In order to legally use software at all, one must either own the copyright to it, or the software must be licensed to the user by the copyright owner. This is why most software has a license agreement - it’s what gives you the legal permission to use the software. Even Ubuntu is licensed to the end user - the license simply (among other things) allows the user to use the software however they want to, and allows redistribution of the software with some restrictions. [1]

The problem here is, if software does not have any license, that means you cannot use it for any purpose. You can’t assume that it’s free because it has no license - the only safe thing to assume is that all rights are reserved. Using or redistributing that software is copyright infringement.

And this is where things get problematic with Wing Menu. Either by design or by oversight, the author of Wing Menu failed to apply any license agreement to their code. Maybe they’re still working on it and don’t want any distros to package it until it’s done, or maybe he just forgot. Or maybe he doesn’t intend to release Wing Menu as free software. Who knows. Currently, the only safe thing the Lubuntu developers can do with Wing Menu, is to leave it alone. We can’t redistribute it or package it without taking a legal risk, and so we don’t.

Technically, even your use of Wing Menu counts as copyright infringement. Whether you choose to accept the risks involved with that is your own choice, but we aren’t willing to take that risk ourselves. Plus it’s against Ubuntu’s development rules to include unlicensed software in the Ubuntu archive, so even if we were risk takers, we wouldn’t be able to include it in Lubuntu.

Yes, this is an unfortunate situation. However, there’s hope! There’s a bug report on Wing Menu already, asking for the author to specify Wing Menu’s license. If the author does choose a suitable open-source license for Wing Menu, we will definitely be taking another look at it.

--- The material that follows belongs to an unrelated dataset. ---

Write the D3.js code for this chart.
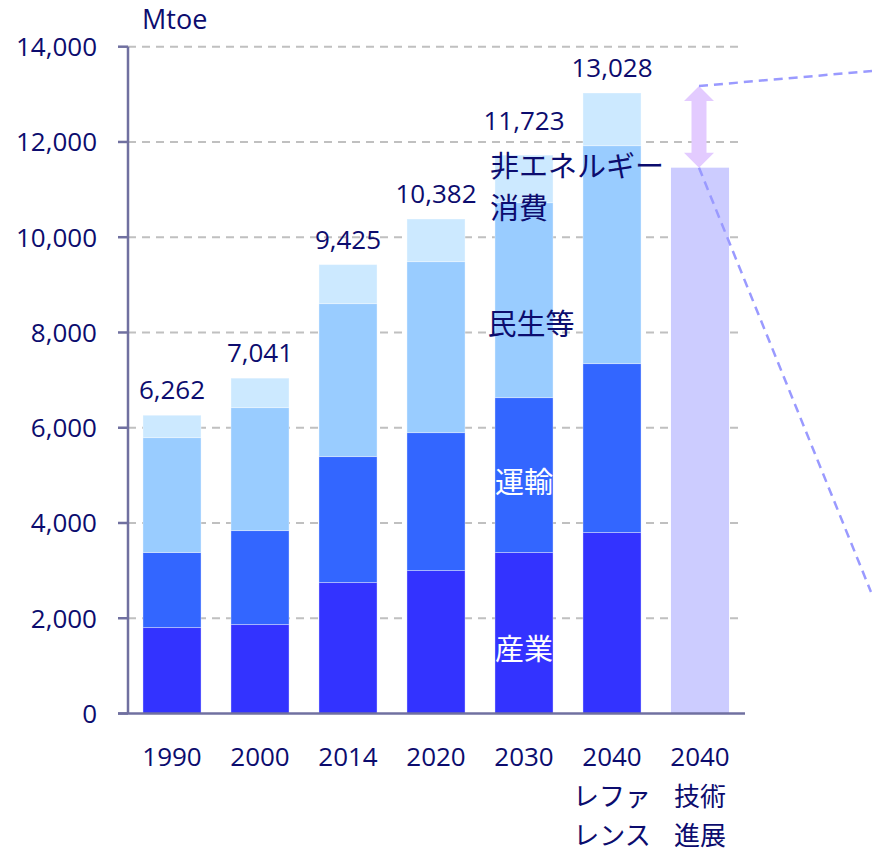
<!DOCTYPE html>
<html>
<head>
<meta charset="utf-8">
<script src="https://cdn.jsdelivr.net/npm/d3@7"></script>
<style>
  html, body { margin: 0; padding: 0; background: #fff; }
  svg text { font-family: "Open Sans", "Noto Sans CJK JP", sans-serif; }
</style>
</head>
<body>
<svg id="chart" width="872" height="852"></svg>
<script>
// Final energy consumption by sector (Mtoe)
const categoryLines = [
  ["1990"], ["2000"], ["2014"], ["2020"], ["2030"],
  ["2040", "レファ", "レンス"],
  ["2040", "技術", "進展"]
];
const sectorNames = ["産業", "運輸", "民生等", "非エネルギー消費"];
const industry   = [1805, 1868, 2750, 3002, 3380, 3800];
const transport  = [1575, 1973, 2645, 2896, 3253, 3547];
const buildings  = [2413, 2582, 3211, 3590, 4093, 4576];
const nonEnergy  = [ 469,  618,  819,  894,  997, 1105];
const totals     = [6262, 7041, 9425, 10382, 11723, 13028];
const techTotal  = 11460;
const yTicks     = [0, 2000, 4000, 6000, 8000, 10000, 12000, 14000];

const colors = ["#3333ff", "#3366ff", "#99ccff", "#cce9ff"];
const techColor = "#ccccff";
const textColor = "#0c0c6e";
const axisColor = "#7070a0";

const svg = d3.select("#chart");

const keys = categoryLines.map((d, i) => i);
const x = d3.scaleBand().domain(keys).range([128, 744])
  .paddingInner(0.34).paddingOuter(0.17);
const y = d3.scaleLinear().domain([0, 14000]).range([713.5, 46.7]);

// gridlines
svg.append("g").selectAll("line").data(yTicks.filter(v => v > 0)).join("line")
  .attr("x1", 128).attr("x2", 738)
  .attr("y1", d => y(d)).attr("y2", d => y(d))
  .attr("stroke", "#c0c0c0").attr("stroke-width", 2)
  .attr("stroke-dasharray", "8,6");

// stacked bars
const rows = industry.map((v, i) => ({
  key: i, s0: industry[i], s1: transport[i], s2: buildings[i], s3: nonEnergy[i]
}));
const stack = d3.stack().keys(["s0", "s1", "s2", "s3"]);
const series = stack(rows);

svg.append("g").selectAll("g").data(series).join("g")
  .attr("fill", (d, i) => colors[i])
  .selectAll("rect").data(d => d).join("rect")
  .attr("x", d => x(d.data.key))
  .attr("width", x.bandwidth())
  .attr("y", d => y(d[1]))
  .attr("height", d => y(d[0]) - y(d[1]))
  .attr("stroke", "rgba(255,255,255,0.35)").attr("stroke-width", 1);

// technology-progress scenario bar
svg.append("rect")
  .attr("x", x(6)).attr("width", x.bandwidth())
  .attr("y", y(techTotal)).attr("height", y(0) - y(techTotal))
  .attr("fill", techColor);

// axes
const axisG = svg.append("g").attr("stroke", axisColor).attr("stroke-width", 2.5);
axisG.append("line").attr("x1", 128).attr("x2", 128).attr("y1", y(14000)).attr("y2", y(0));
axisG.append("line").attr("x1", 118).attr("x2", 745).attr("y1", y(0)).attr("y2", y(0));
axisG.selectAll("line.tick").data(yTicks).join("line").attr("class", "tick")
  .attr("x1", 118).attr("x2", 128).attr("y1", d => y(d)).attr("y2", d => y(d));

const fmt = d3.format(",");
svg.append("g").selectAll("text").data(yTicks).join("text")
  .attr("x", 97).attr("y", d => y(d)).attr("dy", "0.36em")
  .attr("text-anchor", "end").attr("font-size", 26).attr("fill", textColor)
  .text(d => fmt(d));

svg.append("text").attr("x", 142).attr("y", 29)
  .attr("font-size", 27).attr("fill", textColor).text("Mtoe");

// category labels
const catG = svg.append("g").selectAll("text").data(keys).join("text")
  .attr("x", d => x(d) + x.bandwidth() / 2)
  .attr("y", 766)
  .attr("text-anchor", "middle").attr("font-size", 26).attr("fill", textColor);
catG.selectAll("tspan").data(d => categoryLines[d].map((t, j) => ({ t, j }))).join("tspan")
  .attr("x", function () { return d3.select(this.parentNode).attr("x"); })
  .attr("dy", d => d.j === 0 ? 0 : 39.5)
  .text(d => d.t);

// total labels
svg.append("g").selectAll("text").data(totals).join("text")
  .attr("x", (d, i) => x(i) + x.bandwidth() / 2)
  .attr("y", (d, i) => y(d) - (i === 4 ? 25 : 16))
  .attr("text-anchor", "middle").attr("font-size", 26).attr("fill", textColor)
  .text(d => fmt(d));

// sector labels on the 2030 bar
const cx = x(4) + x.bandwidth() / 2;
svg.append("text").attr("x", cx).attr("y", y(1330)).attr("dy", "0.35em")
  .attr("text-anchor", "middle").attr("font-size", 29).attr("fill", "#fff").text(sectorNames[0]);
svg.append("text").attr("x", cx).attr("y", y(4840)).attr("dy", "0.35em")
  .attr("text-anchor", "middle").attr("font-size", 29).attr("fill", "#fff").text(sectorNames[1]);
svg.append("text").attr("x", cx + 7).attr("y", y(8150)).attr("dy", "0.35em")
  .attr("text-anchor", "middle").attr("font-size", 29).attr("fill", textColor).text(sectorNames[2]);
svg.append("text").attr("x", x(4) - 5).attr("y", y(11470)).attr("dy", "0.35em")
  .attr("font-size", 29).attr("fill", textColor).text("非エネルギー");
svg.append("text").attr("x", x(4) - 5).attr("y", y(10590)).attr("dy", "0.35em")
  .attr("font-size", 29).attr("fill", textColor).text("消費");

// reduction arrow between the two 2040 scenarios
const ax = x(6) + x.bandwidth() / 2 - 1;
const yTop = y(totals[5]) - 7, yBot = y(techTotal);
const hw = 15, sw = 7.5, hh = 15;
svg.append("path")
  .attr("d", `M${ax},${yTop} L${ax + hw},${yTop + hh} L${ax + sw},${yTop + hh}
    L${ax + sw},${yBot - hh} L${ax + hw},${yBot - hh} L${ax},${yBot}
    L${ax - hw},${yBot - hh} L${ax - sw},${yBot - hh} L${ax - sw},${yTop + hh}
    L${ax - hw},${yTop + hh} Z`)
  .attr("fill", "#e3cbff");

// leader lines to the detail panel
const lead = svg.append("g").attr("stroke", "#9a9aff").attr("stroke-width", 2.5)
  .attr("stroke-dasharray", "9,6").attr("fill", "none");
lead.append("line").attr("x1", ax).attr("y1", yTop).attr("x2", 872).attr("y2", 71);
lead.append("line").attr("x1", ax).attr("y1", yBot).attr("x2", 871).attr("y2", 592);
</script>
</body>
</html>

[1]: For those who read “restrictions on redistributing Ubuntu? What do you mean?”, it’s not as scary as it might sound. I’m talking about things like the restrictions present in the GPL (things like “you can’t keep other people from redistributing this if you give them a copy”), as well as the trademark restrictions around Ubuntu’s branding. To the best of my knowledge, all of the official Ubuntu flavors, and probably most of the various Ubuntu remixes out there are perfectly legal.